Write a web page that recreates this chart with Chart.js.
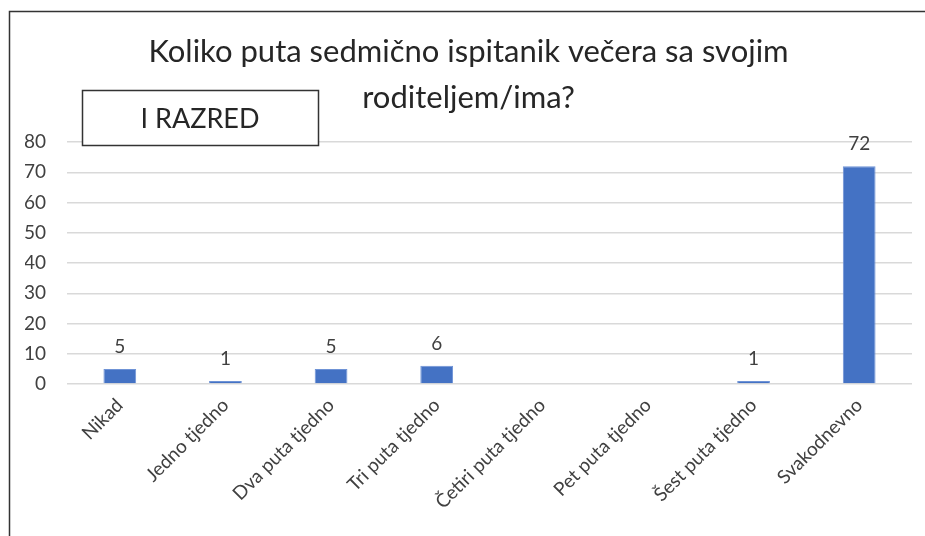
<!DOCTYPE html>
<html>
<head>
<meta charset="utf-8">
<script src="https://cdn.jsdelivr.net/npm/chart.js@4"></script>
<style>
  body { margin: 0; background: #fff; }
  #wrap { position: relative; width: 925px; height: 536px; }
</style>
</head>
<body>
<div id="wrap"><canvas id="chart" width="925" height="536"></canvas></div>
<script>
// data
const categories = ["Nikad", "Jedno tjedno", "Dva puta tjedno", "Tri puta tjedno",
    "Četiri puta tjedno", "Pet puta tjedno", "Šest puta tjedno", "Svakodnevno"];
const values = [5, 1, 5, 6, null, null, 1, 72];
const titleLines = ["Koliko puta sedmično ispitanik večera sa svojim", "roditeljem/ima?"];
const boxText = "I RAZRED";
const yTicks = [0, 10, 20, 30, 40, 50, 60, 70, 80];

const FONT = "Lato";

// value labels above the bars
const barLabels = {
    id: "barLabels",
    afterDatasetsDraw(chart) {
        const ctx = chart.ctx;
        const meta = chart.getDatasetMeta(0);
        ctx.save();
        ctx.font = "19px " + FONT;
        ctx.fillStyle = "#404040";
        ctx.textAlign = "center";
        ctx.textBaseline = "alphabetic";
        meta.data.forEach(function (bar, i) {
            if (values[i] == null) return;
            ctx.fillText(String(values[i]), bar.x, bar.y - 16);
        });
        ctx.restore();
    }
};

// outer frame and the "I RAZRED" box
const decor = {
    id: "decor",
    beforeDraw(chart) {
        const ctx = chart.ctx;
        ctx.save();
        ctx.strokeStyle = "#333";
        ctx.lineWidth = 1.5;
        ctx.beginPath();
        ctx.moveTo(9.5, 536);
        ctx.lineTo(9.5, 11.5);
        ctx.lineTo(925, 11.5);
        ctx.stroke();
        ctx.restore();
    },
    afterDraw(chart) {
        const ctx = chart.ctx;
        ctx.save();
        ctx.fillStyle = "#fff";
        ctx.fillRect(82, 90, 236, 55);
        ctx.strokeStyle = "#333";
        ctx.lineWidth = 1.5;
        ctx.strokeRect(82.5, 90.5, 236, 55);
        ctx.font = "27px " + FONT;
        ctx.fillStyle = "#262626";
        ctx.textAlign = "center";
        ctx.textBaseline = "middle";
        ctx.fillText(boxText, 200, 119);
        ctx.restore();
    }
};

new Chart(document.getElementById("chart"), {
    type: "bar",
    data: {
        labels: categories,
        datasets: [{
            data: values,
            backgroundColor: "#4472C4",
            borderColor: "#6f93d6",
            borderWidth: 1,
            barPercentage: 0.31,
            categoryPercentage: 1
        }]
    },
    options: {
        responsive: false,
        animation: false,
        layout: { padding: { top: 29, left: 25, right: 13, bottom: 0 } },
        plugins: {
            legend: { display: false },
            tooltip: { enabled: false },
            title: {
                display: true,
                text: titleLines,
                color: "#262626",
                font: { family: FONT, size: 31, weight: "normal", lineHeight: 46 / 31 },
                padding: { top: 0, bottom: 21 }
            }
        },
        scales: {
            x: {
                grid: { display: false, drawTicks: false },
                border: { display: false },
                afterFit(axis) { axis.paddingLeft = 0; axis.paddingRight = 0; axis.height = 152; },
                ticks: {
                    color: "#404040",
                    font: { family: FONT, size: 19 },
                    minRotation: 45,
                    maxRotation: 45,
                    padding: 10
                }
            },
            y: {
                min: 0,
                max: 80,
                afterBuildTicks(axis) { axis.ticks = yTicks.map(v => ({ value: v })); },
                afterFit(axis) { axis.width = 42; },
                grid: { color: "#d9d9d9", lineWidth: 1.5, drawTicks: false },
                border: { display: false },
                ticks: {
                    color: "#404040",
                    font: { family: FONT, size: 19 },
                    padding: 21
                }
            }
        }
    },
    plugins: [barLabels, decor]
});
</script>
</body>
</html>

**Exercise task**
Output a faithful copy of the data, with each picture left out.

**Answer for the task**
Write a web page that recreates this chart with Chart.js.
<!DOCTYPE html>
<html>
<head>
<meta charset="utf-8">
<script src="https://cdn.jsdelivr.net/npm/chart.js@4"></script>
<style>
  body { margin: 0; background: #fff; }
  #wrap { position: relative; width: 925px; height: 536px; }
</style>
</head>
<body>
<div id="wrap"><canvas id="chart" width="925" height="536"></canvas></div>
<script>
// data
const categories = ["Nikad", "Jedno tjedno", "Dva puta tjedno", "Tri puta tjedno",
    "Četiri puta tjedno", "Pet puta tjedno", "Šest puta tjedno", "Svakodnevno"];
const values = [5, 1, 5, 6, null, null, 1, 72];
const titleLines = ["Koliko puta sedmično ispitanik večera sa svojim", "roditeljem/ima?"];
const boxText = "I RAZRED";
const yTicks = [0, 10, 20, 30, 40, 50, 60, 70, 80];

const FONT = "Lato";

// value labels above the bars
const barLabels = {
    id: "barLabels",
    afterDatasetsDraw(chart) {
        const ctx = chart.ctx;
        const meta = chart.getDatasetMeta(0);
        ctx.save();
        ctx.font = "19px " + FONT;
        ctx.fillStyle = "#404040";
        ctx.textAlign = "center";
        ctx.textBaseline = "alphabetic";
        meta.data.forEach(function (bar, i) {
            if (values[i] == null) return;
            ctx.fillText(String(values[i]), bar.x, bar.y - 16);
        });
        ctx.restore();
    }
};

// outer frame and the "I RAZRED" box
const decor = {
    id: "decor",
    beforeDraw(chart) {
        const ctx = chart.ctx;
        ctx.save();
        ctx.strokeStyle = "#333";
        ctx.lineWidth = 1.5;
        ctx.beginPath();
        ctx.moveTo(9.5, 536);
        ctx.lineTo(9.5, 11.5);
        ctx.lineTo(925, 11.5);
        ctx.stroke();
        ctx.restore();
    },
    afterDraw(chart) {
        const ctx = chart.ctx;
        ctx.save();
        ctx.fillStyle = "#fff";
        ctx.fillRect(82, 90, 236, 55);
        ctx.strokeStyle = "#333";
        ctx.lineWidth = 1.5;
        ctx.strokeRect(82.5, 90.5, 236, 55);
        ctx.font = "27px " + FONT;
        ctx.fillStyle = "#262626";
        ctx.textAlign = "center";
        ctx.textBaseline = "middle";
        ctx.fillText(boxText, 200, 119);
        ctx.restore();
    }
};

new Chart(document.getElementById("chart"), {
    type: "bar",
    data: {
        labels: categories,
        datasets: [{
            data: values,
            backgroundColor: "#4472C4",
            borderColor: "#6f93d6",
            borderWidth: 1,
            barPercentage: 0.31,
            categoryPercentage: 1
        }]
    },
    options: {
        responsive: false,
        animation: false,
        layout: { padding: { top: 29, left: 25, right: 13, bottom: 0 } },
        plugins: {
            legend: { display: false },
            tooltip: { enabled: false },
            title: {
                display: true,
                text: titleLines,
                color: "#262626",
                font: { family: FONT, size: 31, weight: "normal", lineHeight: 46 / 31 },
                padding: { top: 0, bottom: 21 }
            }
        },
        scales: {
            x: {
                grid: { display: false, drawTicks: false },
                border: { display: false },
                afterFit(axis) { axis.paddingLeft = 0; axis.paddingRight = 0; axis.height = 152; },
                ticks: {
                    color: "#404040",
                    font: { family: FONT, size: 19 },
                    minRotation: 45,
                    maxRotation: 45,
                    padding: 10
                }
            },
            y: {
                min: 0,
                max: 80,
                afterBuildTicks(axis) { axis.ticks = yTicks.map(v => ({ value: v })); },
                afterFit(axis) { axis.width = 42; },
                grid: { color: "#d9d9d9", lineWidth: 1.5, drawTicks: false },
                border: { display: false },
                ticks: {
                    color: "#404040",
                    font: { family: FONT, size: 19 },
                    padding: 21
                }
            }
        }
    },
    plugins: [barLabels, decor]
});
</script>
</body>
</html>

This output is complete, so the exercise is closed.